══ Provided material ══

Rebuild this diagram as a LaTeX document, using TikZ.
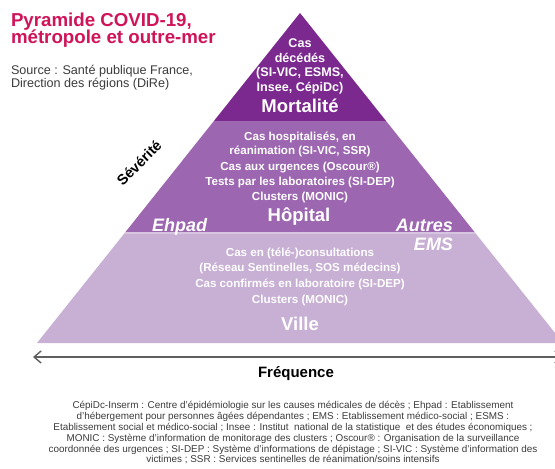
\documentclass[tikz,border=0pt]{standalone}
\usepackage{fontspec}
\setmainfont{Liberation Sans}
\usetikzlibrary{arrows.meta}
\definecolor{mort}{RGB}{123,40,143}
\definecolor{hosp}{RGB}{156,102,176}
\definecolor{vill}{RGB}{200,175,212}
\definecolor{villtop}{RGB}{214,196,224}
\definecolor{titlec}{RGB}{208,20,90}
\definecolor{srcgray}{RGB}{60,60,60}
\definecolor{arrgray}{RGB}{95,95,95}
\begin{document}
\begin{tikzpicture}[x=1pt,y=-1pt,
  every node/.style={inner sep=0pt,outer sep=0pt},
  titletxt/.style={anchor=base west,text=titlec,font=\bfseries\fontsize{18.7}{20}\selectfont},
  srctxt/.style={anchor=base west,text=srcgray,font=\fontsize{12.6}{14}\selectfont},
  morttxt/.style={anchor=base,text=white,font=\bfseries\fontsize{12.6}{14}\selectfont},
  laytxt/.style={anchor=base,text=white,font=\bfseries\fontsize{11.6}{14}\selectfont},
  laylabel/.style={anchor=base,text=white,font=\bfseries\fontsize{18.5}{20}\selectfont},
  instlabel/.style={text=white,font=\bfseries\itshape\fontsize{18}{20}\selectfont},
  axislabel/.style={text=black,font=\bfseries\fontsize{14.5}{16}\selectfont},
  foot/.style={anchor=base,text=srcgray,font=\fontsize{9.9}{11}\selectfont},
  axisline/.style={draw=arrgray,line width=1.6pt,{Straight Barb[length=7pt,width=12pt,line width=1.4pt]}-{Straight Barb[length=7pt,width=12pt,line width=1.4pt]}}
]
\useasboundingbox (0,0) rectangle (555,469);
\fill[white] (0,0) rectangle (555,469);
% pyramid layers
\fill[mort] (300,13) -- (386.1,121) -- (213.9,121) -- cycle;
\fill[hosp] (213.9,121) -- (386.1,121) -- (474.5,232) -- (125.5,232) -- cycle;
\fill[vill] (125.5,232) -- (474.5,232) -- (563,343) -- (37,343) -- cycle;
\fill[villtop] (125.5,232) -- (474.5,232) -- (476.1,234) -- (123.9,234) -- cycle;
% title and source
\node[titletxt] (t1) at (11,26) {Pyramide COVID-19,};
\node[titletxt] (t2) at (11,43.5) {métropole et outre-mer};
\node[srctxt] (s1) at (11,74) {Source : Santé publique France,};
\node[srctxt] (s2) at (11,87.3) {Direction des régions (DiRe)};
% Mortalité
\node[morttxt] (m1) at (300,47.7) {Cas};
\node[morttxt] (m2) at (300,62.2) {décédés};
\node[morttxt] (m3) at (300,76.7) {(SI-VIC, ESMS,};
\node[morttxt] (m4) at (300,91.2) {Insee, CépiDc)};
\node[laylabel] (mlab) at (300,112.7) {Mortalité};
% Hôpital
\node[laytxt] (h1) at (300,140) {Cas hospitalisés, en};
\node[laytxt] (h2) at (300,154.7) {réanimation (SI-VIC, SSR)};
\node[laytxt] (h3) at (300,170) {Cas aux urgences (Oscour®)};
\node[laytxt] (h4) at (300,185) {Tests par les laboratoires (SI-DEP)};
\node[laytxt] (h5) at (300,200.2) {Clusters (MONIC)};
\node[laylabel] (hlab) at (299,221) {Hôpital};
\node[instlabel,anchor=base west] (ehpad) at (152,231) {Ehpad};
\node[instlabel,anchor=base east] (autres) at (453,231) {Autres};
\node[instlabel,anchor=base east] (ems) at (453,250.5) {EMS};
% Ville
\node[laytxt] (v1) at (300,256.5) {Cas en (télé-)consultations};
\node[laytxt] (v2) at (300,271) {(Réseau Sentinelles, SOS médecins)};
\node[laytxt] (v3) at (300,287.5) {Cas confirmés en laboratoire (SI-DEP)};
\node[laytxt] (v4) at (300,303.5) {Clusters (MONIC)};
\node[laylabel] (vlab) at (300,330) {Ville};
% axes
\node[axislabel,rotate=45] (sev) at (139,163) {Sévérité};
\coordinate (fl) at (33,357);
\coordinate (fr) at (563,357);
\draw[axisline] (fl) -- (fr);
\node[axislabel,anchor=base,font=\bfseries\fontsize{15}{16}\selectfont] (freq) at (296,377.5) {Fréquence};
% footnote
\node[foot] (f1) at (293,408.8) {CépiDc-Inserm : Centre d’épidémiologie sur les causes médicales de décès ; Ehpad : Etablissement};
\node[foot] (f2) at (293,419.6) {d’hébergement pour personnes âgées dépendantes ; EMS : Etablissement médico-social ; ESMS :};
\node[foot] (f3) at (293,430.4) {Etablissement social et médico-social ; Insee : Institut\ \ national de la statistique\ \ et des études économiques ;};
\node[foot] (f4) at (293,441.2) {MONIC : Système d’information de monitorage des clusters ; Oscour® : Organisation de la surveillance};
\node[foot] (f5) at (293,452) {coordonnée des urgences ; SI-DEP : Système d’informations de dépistage ; SI-VIC : Système d’information des};
\node[foot] (f6) at (293,462.8) {victimes ; SSR : Services sentinelles de réanimation/soins intensifs};
\end{tikzpicture}
\end{document}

═══

Leave out the pictures and give the listing above again exactly.

■ Finished task
Rebuild this diagram as a LaTeX document, using TikZ.
\documentclass[tikz,border=0pt]{standalone}
\usepackage{fontspec}
\setmainfont{Liberation Sans}
\usetikzlibrary{arrows.meta}
\definecolor{mort}{RGB}{123,40,143}
\definecolor{hosp}{RGB}{156,102,176}
\definecolor{vill}{RGB}{200,175,212}
\definecolor{villtop}{RGB}{214,196,224}
\definecolor{titlec}{RGB}{208,20,90}
\definecolor{srcgray}{RGB}{60,60,60}
\definecolor{arrgray}{RGB}{95,95,95}
\begin{document}
\begin{tikzpicture}[x=1pt,y=-1pt,
  every node/.style={inner sep=0pt,outer sep=0pt},
  titletxt/.style={anchor=base west,text=titlec,font=\bfseries\fontsize{18.7}{20}\selectfont},
  srctxt/.style={anchor=base west,text=srcgray,font=\fontsize{12.6}{14}\selectfont},
  morttxt/.style={anchor=base,text=white,font=\bfseries\fontsize{12.6}{14}\selectfont},
  laytxt/.style={anchor=base,text=white,font=\bfseries\fontsize{11.6}{14}\selectfont},
  laylabel/.style={anchor=base,text=white,font=\bfseries\fontsize{18.5}{20}\selectfont},
  instlabel/.style={text=white,font=\bfseries\itshape\fontsize{18}{20}\selectfont},
  axislabel/.style={text=black,font=\bfseries\fontsize{14.5}{16}\selectfont},
  foot/.style={anchor=base,text=srcgray,font=\fontsize{9.9}{11}\selectfont},
  axisline/.style={draw=arrgray,line width=1.6pt,{Straight Barb[length=7pt,width=12pt,line width=1.4pt]}-{Straight Barb[length=7pt,width=12pt,line width=1.4pt]}}
]
\useasboundingbox (0,0) rectangle (555,469);
\fill[white] (0,0) rectangle (555,469);
% pyramid layers
\fill[mort] (300,13) -- (386.1,121) -- (213.9,121) -- cycle;
\fill[hosp] (213.9,121) -- (386.1,121) -- (474.5,232) -- (125.5,232) -- cycle;
\fill[vill] (125.5,232) -- (474.5,232) -- (563,343) -- (37,343) -- cycle;
\fill[villtop] (125.5,232) -- (474.5,232) -- (476.1,234) -- (123.9,234) -- cycle;
% title and source
\node[titletxt] (t1) at (11,26) {Pyramide COVID-19,};
\node[titletxt] (t2) at (11,43.5) {métropole et outre-mer};
\node[srctxt] (s1) at (11,74) {Source : Santé publique France,};
\node[srctxt] (s2) at (11,87.3) {Direction des régions (DiRe)};
% Mortalité
\node[morttxt] (m1) at (300,47.7) {Cas};
\node[morttxt] (m2) at (300,62.2) {décédés};
\node[morttxt] (m3) at (300,76.7) {(SI-VIC, ESMS,};
\node[morttxt] (m4) at (300,91.2) {Insee, CépiDc)};
\node[laylabel] (mlab) at (300,112.7) {Mortalité};
% Hôpital
\node[laytxt] (h1) at (300,140) {Cas hospitalisés, en};
\node[laytxt] (h2) at (300,154.7) {réanimation (SI-VIC, SSR)};
\node[laytxt] (h3) at (300,170) {Cas aux urgences (Oscour®)};
\node[laytxt] (h4) at (300,185) {Tests par les laboratoires (SI-DEP)};
\node[laytxt] (h5) at (300,200.2) {Clusters (MONIC)};
\node[laylabel] (hlab) at (299,221) {Hôpital};
\node[instlabel,anchor=base west] (ehpad) at (152,231) {Ehpad};
\node[instlabel,anchor=base east] (autres) at (453,231) {Autres};
\node[instlabel,anchor=base east] (ems) at (453,250.5) {EMS};
% Ville
\node[laytxt] (v1) at (300,256.5) {Cas en (télé-)consultations};
\node[laytxt] (v2) at (300,271) {(Réseau Sentinelles, SOS médecins)};
\node[laytxt] (v3) at (300,287.5) {Cas confirmés en laboratoire (SI-DEP)};
\node[laytxt] (v4) at (300,303.5) {Clusters (MONIC)};
\node[laylabel] (vlab) at (300,330) {Ville};
% axes
\node[axislabel,rotate=45] (sev) at (139,163) {Sévérité};
\coordinate (fl) at (33,357);
\coordinate (fr) at (563,357);
\draw[axisline] (fl) -- (fr);
\node[axislabel,anchor=base,font=\bfseries\fontsize{15}{16}\selectfont] (freq) at (296,377.5) {Fréquence};
% footnote
\node[foot] (f1) at (293,408.8) {CépiDc-Inserm : Centre d’épidémiologie sur les causes médicales de décès ; Ehpad : Etablissement};
\node[foot] (f2) at (293,419.6) {d’hébergement pour personnes âgées dépendantes ; EMS : Etablissement médico-social ; ESMS :};
\node[foot] (f3) at (293,430.4) {Etablissement social et médico-social ; Insee : Institut\ \ national de la statistique\ \ et des études économiques ;};
\node[foot] (f4) at (293,441.2) {MONIC : Système d’information de monitorage des clusters ; Oscour® : Organisation de la surveillance};
\node[foot] (f5) at (293,452) {coordonnée des urgences ; SI-DEP : Système d’informations de dépistage ; SI-VIC : Système d’information des};
\node[foot] (f6) at (293,462.8) {victimes ; SSR : Services sentinelles de réanimation/soins intensifs};
\end{tikzpicture}
\end{document}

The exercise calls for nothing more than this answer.